Por ejemplo, el diputado Daniel Manouchehri (PS), que preside la comisión investigadora del caso Audios, ha dejado de manifiesto que él, en realidad, no necesita investigar nada, pues lo tiene todo perfectamente claro: las culpas “tienen” que recaer en sus adversarios de la derecha. Con toda razón, el senador Fidel Espinoza, también socialista, denunció esa manera de actuar.
Como es lógico, mucha gente se pregunta por la estatura moral y política de los parlamentarios, que están dotados de enormes facultades, como que pueden acusar y destituir ministros de Estado, ministros de la Suprema y hasta al presidente de la República. El problema es que el Congreso Nacional, concebido como una institución fundamental de nuestro orden político, arrastra un agudo descrédito, como está reflejado en todas las encuestas.
Frente a la durísima prueba vivida por el régimen democrático en octubre de 2019, vimos hasta dónde podían llegar la banalidad y el oportunismo de muchos parlamentarios. Fuimos testigos del apresuramiento y el miedo de todas las bancadas para crear una especie de segundo parlamento, la famosa Convención, con lo cual se lavaron las manos respecto de lo que pudiera resultar del experimento constituyente.

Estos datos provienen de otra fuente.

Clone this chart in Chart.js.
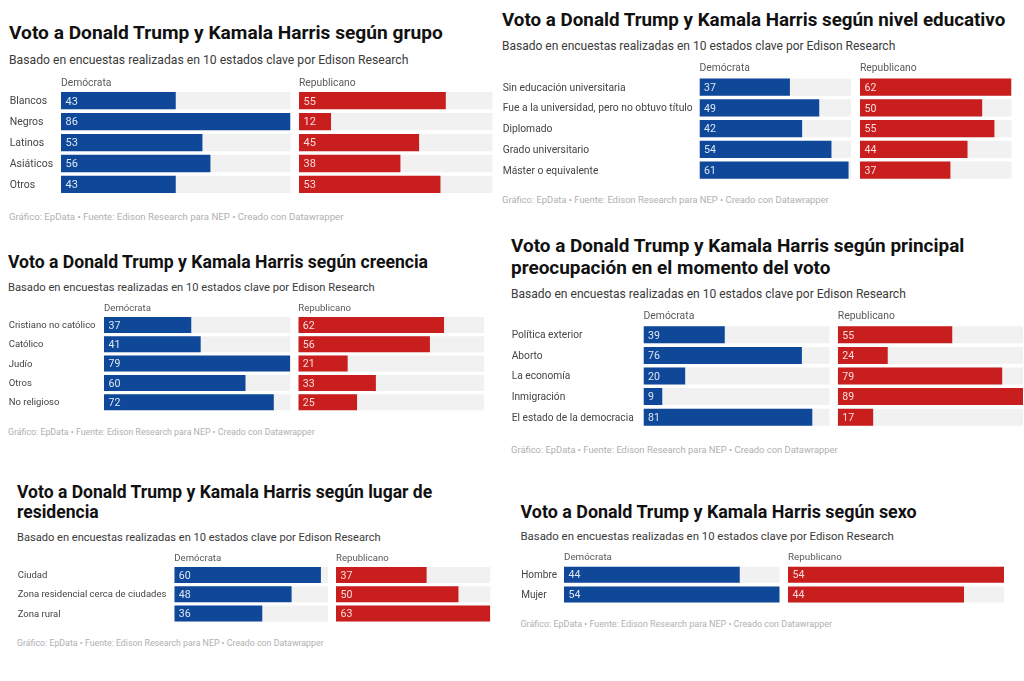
<!DOCTYPE html>
<html lang="es">
<head>
<meta charset="utf-8">
<script src="https://cdn.jsdelivr.net/npm/chart.js@4"></script>
<style>
html,body{margin:0;padding:0;background:#fff;}
body{position:relative;width:1024px;height:681px;overflow:hidden;font-family:Roboto,sans-serif;filter:blur(0.35px);}
canvas{position:absolute;}
.t{position:absolute;white-space:nowrap;line-height:1;transform:translateY(-50%);}
.title{font-weight:700;color:#111;}
.sub{color:#3a3a3a;}
.foot{color:#b0b0b0;}
</style>
</head>
<body>
<script>
// ---- data ----
const seriesNames = ["Demócrata", "Republicano"];
const subtitleText = "Basado en encuestas realizadas en 10 estados clave por Edison Research";
const footerText = "Gráfico: EpData • Fuente: Edison Research para NEP • Creado con Datawrapper";

const groupCats = ["Blancos", "Negros", "Latinos", "Asiáticos", "Otros"];
const groupDem = [43, 86, 53, 56, 43];
const groupRep = [55, 12, 45, 38, 53];

const eduCats = ["Sin educación universitaria", "Fue a la universidad, pero no obtuvo título", "Diplomado", "Grado universitario", "Máster o equivalente"];
const eduDem = [37, 49, 42, 54, 61];
const eduRep = [62, 50, 55, 44, 37];

const beliefCats = ["Cristiano no católico", "Católico", "Judío", "Otros", "No religioso"];
const beliefDem = [37, 41, 79, 60, 72];
const beliefRep = [62, 56, 21, 33, 25];

const issueCats = ["Política exterior", "Aborto", "La economía", "Inmigración", "El estado de la democracia"];
const issueDem = [39, 76, 20, 9, 81];
const issueRep = [55, 24, 79, 89, 17];

const placeCats = ["Ciudad", "Zona residencial cerca de ciudades", "Zona rural"];
const placeDem = [60, 48, 36];
const placeRep = [37, 50, 63];

const sexCats = ["Hombre", "Mujer"];
const sexDem = [44, 54];
const sexRep = [54, 44];

// ---- layout and style ----
const BLUE = "#0f4898", RED = "#c81e1e", TRACK = "#f1f1f2", LABEL = "#444", HEAD = "#5a5a5a";
const panels = [
 {title:["Voto a Donald Trump y Kamala Harris según grupo"], cats:groupCats, dem:groupDem, rep:groupRep,
  x:9, ty:[33], tf:19.15, sy:59.5, sf:12.2, hy:83, hf:10.3, lf:10.5, vf:11, fy:216.5, ff:9.6,
  top:92, pitch:20.95, bar:17.3, lx0:61, lx1:290.5, rx0:299, rx1:492.5, lmax:86, rmax:72.5},
 {title:["Voto a Donald Trump y Kamala Harris según nivel educativo"], cats:eduCats, dem:eduDem, rep:eduRep,
  x:502, ty:[19.5], tf:18.8, sy:46, sf:12, hy:68, hf:10.3, lf:10.3, vf:10.6, fy:200, ff:9.4,
  top:78.5, pitch:20.75, bar:17.3, lx0:699.5, lx1:851, rx0:860, rx1:1011.5, lmax:62, rmax:62},
 {title:["Voto a Donald Trump y Kamala Harris según creencia"], cats:beliefCats, dem:beliefDem, rep:beliefRep,
  x:8, ty:[263], tf:17.6, sy:287.5, sf:11.2, hy:308.5, hf:9.6, lf:9.5, vf:10.6, fy:431.5, ff:8.8,
  top:317, pitch:19.3, bar:16, lx0:104, lx1:290.3, rx0:298.3, rx1:484, lmax:79, rmax:79},
 {title:["Voto a Donald Trump y Kamala Harris según principal", "preocupación en el momento del voto"], cats:issueCats, dem:issueDem, rep:issueRep,
  x:511, ty:[246, 267.5], tf:18.95, sy:293.5, sf:12.05, hy:316.5, hf:10.4, lf:10.2, vf:10.6, fy:449.5, ff:9.4,
  top:326.3, pitch:20.6, bar:17, lx0:643.5, lx1:829.4, rx0:837.8, rx1:1023, lmax:89.2, rmax:89},
 {title:["Voto a Donald Trump y Kamala Harris según lugar de", "residencia"], cats:placeCats, dem:placeDem, rep:placeRep,
  x:17, ty:[493, 513], tf:17.55, sy:537.5, sf:11.1, hy:558.3, hf:9.6, lf:9.5, vf:10.6, fy:642.5, ff:8.8,
  top:567, pitch:19.3, bar:16, lx0:174.3, lx1:328, rx0:336, rx1:490.3, lmax:62.9, rmax:63},
 {title:["Voto a Donald Trump y Kamala Harris según sexo"], cats:sexCats, dem:sexDem, rep:sexRep,
  x:520.5, ty:[511.5], tf:17.9, sy:536.5, sf:11.4, hy:557.7, hf:9.8, lf:10, vf:10.6, fy:624, ff:8.95,
  top:566.7, pitch:19.75, bar:16, lx0:564, lx1:779.7, rx0:788, rx1:1004, lmax:54, rmax:54}
];

function addText(cls, text, x, y, size) {
  const d = document.createElement("div");
  d.className = "t " + cls;
  d.textContent = text;
  d.style.left = x + "px";
  d.style.top = y + "px";
  d.style.fontSize = size + "px";
  document.body.appendChild(d);
}

// grey track behind each bar and the value inside it
const rowPlugin = {
  id: "rows",
  beforeDatasetsDraw(chart) {
    const ctx = chart.ctx, a = chart.chartArea;
    ctx.save();
    ctx.fillStyle = TRACK;
    chart.getDatasetMeta(0).data.forEach(b => {
      ctx.fillRect(a.left, b.y - b.height / 2, a.right - a.left, b.height);
    });
    ctx.restore();
  },
  afterDatasetsDraw(chart, args, opts) {
    const ctx = chart.ctx, ds = chart.data.datasets[0];
    ctx.save();
    ctx.fillStyle = opts.color;
    ctx.font = opts.size + "px Roboto";
    ctx.textAlign = "left";
    ctx.textBaseline = "middle";
    chart.getDatasetMeta(0).data.forEach((b, i) => {
      ctx.fillText(String(ds.data[i]), b.base + 4.5, b.y + 1.1);
    });
    ctx.restore();
  }
};

function addChart(p, name, values, color, valueColor, x0, x1, max, withLabels) {
  const HEADER = 20;
  const n = p.cats.length;
  const areaTop = p.top - (p.pitch - p.bar) / 2;
  const areaBottom = areaTop + n * p.pitch;
  const axisTop = areaTop - HEADER;
  const outerLeft = withLabels ? p.x + 0.7 : x0;
  const cl = Math.floor(outerLeft), ct = Math.floor(axisTop);
  const cw = Math.ceil(x1) - cl + 1, ch = Math.ceil(areaBottom) - ct + 1;
  const c = document.createElement("canvas");
  c.width = cw; c.height = ch;
  c.style.left = cl + "px"; c.style.top = ct + "px";
  c.style.width = cw + "px"; c.style.height = ch + "px";
  document.body.appendChild(c);
  const lh = p.hf * 1.2;
  new Chart(c, {
    type: "bar",
    data: { labels: p.cats, datasets: [{ label: name, data: values, backgroundColor: color,
      barPercentage: p.bar / p.pitch, categoryPercentage: 1, borderWidth: 0 }] },
    plugins: [rowPlugin],
    options: {
      indexAxis: "y", responsive: false, animation: false, devicePixelRatio: 1,
      layout: { padding: { left: outerLeft - cl, right: cw - (x1 - cl), top: axisTop - ct, bottom: ch - (areaBottom - ct) } },
      plugins: { legend: { display: false }, tooltip: { enabled: false }, rows: { size: p.vf, color: valueColor } },
      scales: {
        x: { position: "top", min: 0, max: max, grid: { display: false }, border: { display: false },
             ticks: { display: false },
             title: { display: true, text: name, align: "start", color: HEAD,
                      font: { family: "Roboto", size: p.hf }, padding: { top: p.hy - axisTop - lh / 2, bottom: 0 } },
             afterFit(s) { s.height = HEADER; s.paddingLeft = 0; s.paddingRight = 0; } },
        y: { display: withLabels, grid: { display: false }, border: { display: false },
             ticks: { color: LABEL, crossAlign: "far", autoSkip: false, labelOffset: 0.8, font: { family: "Roboto", size: p.lf } },
             afterFit(s) { s.width = x0 - outerLeft; s.paddingTop = 0; s.paddingBottom = 0; } }
      }
    }
  });
}

panels.forEach(p => {
  p.title.forEach((line, i) => addText("title", line, p.x, p.ty[i], p.tf));
  addText("sub", subtitleText, p.x, p.sy, p.sf);
  addText("foot", footerText, p.x, p.fy, p.ff);
  addChart(p, seriesNames[0], p.dem, BLUE, "#dfe7f4", p.lx0, p.lx1, p.lmax, true);
  addChart(p, seriesNames[1], p.rep, RED, "#f8dcdc", p.rx0, p.rx1, p.rmax, false);
});
</script>
</body>
</html>
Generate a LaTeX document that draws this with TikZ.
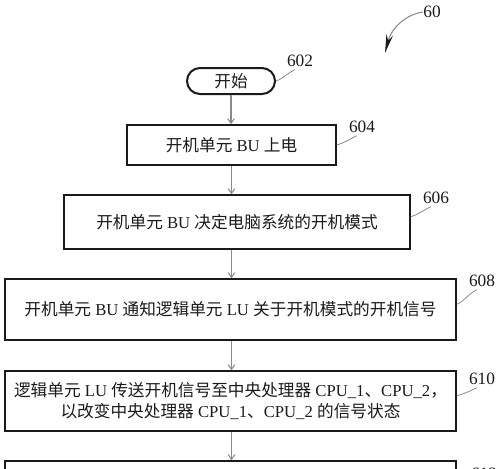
\documentclass[tikz,border=0pt]{standalone}
\usepackage{fontspec}
\setmainfont{Liberation Serif}
\newfontfamily\cjk{Noto Sans CJK SC}
\usetikzlibrary{arrows.meta}
\definecolor{ink}{HTML}{1A1A1A}
\definecolor{wire}{HTML}{8A8A8A}
\newcommand{\zh}[1]{{\cjk #1}}

\begin{document}
\begin{tikzpicture}[x=0.75pt, y=-0.75pt,
    every node/.style={font=\fontsize{12.5}{16}\selectfont, text=ink},
    stepbox/.style={draw=ink, line width=1.2pt, inner sep=0pt, align=center},
    flow/.style={draw=wire, line width=0.8pt, -{Straight Barb[length=3.5pt,width=5pt]}},
    lead/.style={draw=wire, line width=0.6pt},
    tag/.style={font=\fontsize{13}{13}\selectfont, inner sep=0pt}]
    \useasboundingbox (0,0) rectangle (500,468);
    \clip (0,0) rectangle (500,468);
    % steps
    \node[stepbox, line width=1.5pt, rounded corners=9.75pt,
      minimum width=66pt, minimum height=19.5pt] (start) at (231,81) {\zh{开始}};
    \node[stepbox, minimum width=156.75pt, minimum height=30pt]
      (b604) at (231.5,145) {\zh{开机单元} BU \zh{上电}};
    \node[stepbox, minimum width=259.5pt, minimum height=40.5pt]
      (b606) at (237,222) {\zh{开机单元} BU \zh{决定电脑系统的开机模式}};
    \node[stepbox, minimum width=338.25pt, minimum height=45.75pt]
      (b608) at (230.5,309.5) {\zh{开机单元} BU \zh{通知逻辑单元} LU \zh{关于开机模式的开机信号}};
    \node[stepbox, minimum width=338.25pt, minimum height=45pt]
      (b610) at (230.5,401) {\zh{逻辑单元} LU \zh{传送开机信号至中央处理器} CPU\_1\zh{、}CPU\_2\zh{，}\\
      \zh{以改变中央处理器} CPU\_1\zh{、}CPU\_2 \zh{的信号状态}};
    \node[stepbox, minimum width=338.25pt, minimum height=45pt]
      (b612) at (230.5,491) {};
    % flow
    \draw[flow] (start.south) -- (start.south |- b604.north);
    \draw[flow] (b604.south) -- (b604.south |- b606.north);
    \draw[flow] (b604.south |- b606.south) -- (b604.south |- b608.north);
    \draw[flow] (b604.south |- b608.south) -- (b604.south |- b610.north);
    \draw[flow] (b604.south |- b610.south) -- (b604.south |- b612.north);
    % reference numerals
    \node[tag] (t60) at (432,12) {60};
    \node[tag] (t602) at (300,61) {602};
    \node[tag] (t604) at (362,127) {604};
    \node[tag] (t606) at (436,198) {606};
    \node[tag] (t608) at (482,281) {608};
    \node[tag] (t610) at (482,379) {610};
    \node[tag] (t612) at (484,474) {612};
    \coordinate (tip60) at (385,53);
    \draw[lead, line width=0.8pt, -{Stealth[length=14pt,width=5pt,ink]}]
      (t60.west) .. controls (408,14) and (392,26) .. (tip60);
    \draw[lead] (start.east) .. controls +(5,-1) and +(-8,4) .. ([xshift=-4pt,yshift=-2pt]t602.south);
    \draw[lead] (b604.east) .. controls +(5,-1) and +(-8,4) .. ([xshift=-4pt,yshift=-2pt]t604.south);
    \draw[lead] ([yshift=4pt]b606.east) .. controls +(5,-1) and +(-8,4) .. ([xshift=-4pt,yshift=-2pt]t606.south);
    \draw[lead] ([yshift=4pt]b608.east) .. controls +(5,-1) and +(-8,4) .. ([xshift=-4pt,yshift=-2pt]t608.south);
    \draw[lead] ([yshift=4pt]b610.east) .. controls +(5,-1) and +(-8,4) .. ([xshift=-4pt,yshift=-2pt]t610.south);
    \draw[lead] ([yshift=4pt]b612.east) .. controls +(5,-1) and +(-8,4) .. ([xshift=-4pt,yshift=-2pt]t612.south);
\end{tikzpicture}
\end{document}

Actuaron como aprendices de brujo: soltaron los espíritus, y luego no fueron capaces de controlarlos.
No es justo meter a todos los parlamentarios en un mismo saco, pero son demasiados los que carecen de las calificaciones morales e intelectuales para estar donde están.
Para que la democracia no se degrade hasta un punto crítico es esencial la calidad de las instituciones y del sistema de contrapesos entre ellas. Se necesitan reformas, sin duda, pero se cometería un nuevo error al creer que todo depende de la reingeniería. Por ejemplo, en el caso del Congreso se dice que hay demasiados partidos, y que eso complica la gobernabilidad, pero podría reducirse su número y que ello no implique eliminar los vicios actuales: el espíritu tribal, la incultura flagrante, la incompetencia en la función legislativa, el populismo cotidiano, etc.
De poco servirá modificar las estructuras, si no llega gente recta y capaz a los cargos. La calidad del personal es crucial. ¿Cómo asegurarla? No hay fórmulas mágicas contra la venalidad y la corrupción, como lo prueba la experiencia de muchos países, pero hay que batallar para impedir, por lo menos, que asciendan quienes carecen de escrúpulos.
Hay que reforzar los filtros de selección para conseguir el mejor nivel posible en el complejo entramado de las funciones públicas. En el caso del nombramiento de jueces y fiscales se requiere un método que priorice el mérito profesional y reduzca las influencias políticas. Parece conveniente marginar al Senado del proceso de nombramiento de los miembros de la Suprema.
Ninguna institución puede estar al margen del escrutinio público. Tampoco el Ministerio Público, cuyo enorme poder puede volverse devastador si los fiscales lo usan con criterios sectarios o al servicio de intereses oscuros. También requiere control estricto la Contraloría General de la República, al igual que las Fuerzas Armadas y las policías. Está vigente la vieja pregunta: ¿quién vigila a los vigilantes? Ojalá estemos a tiempo de impedir que el crimen organizado penetre nuestras instituciones.
La cuestión neurálgica es quiénes velan por la República, y la política está en el centro del problema. El próximo año elegiremos presidente de la República y parlamentarios, y se justifican las dudas acerca de las consideraciones que prevalecen en los partidos al momento de proclamar sus candidatos. Si solo les preocupa la cuota de poder y hacen la vista gorda respecto del equilibrio emocional, la integridad moral y las aptitudes de los postulantes, querrá decir que el futuro será más o menos como el presente.
No se trata de imaginar que la política esté hecha por ángeles, sino de evitar el ascenso de los desinhibidos en materia de métodos, de los carreristas sueltos de cuerpo, o de quienes no pasarían una prueba de selección en una empresa u otra institución. La salud de la democracia exige elevar las exigencias.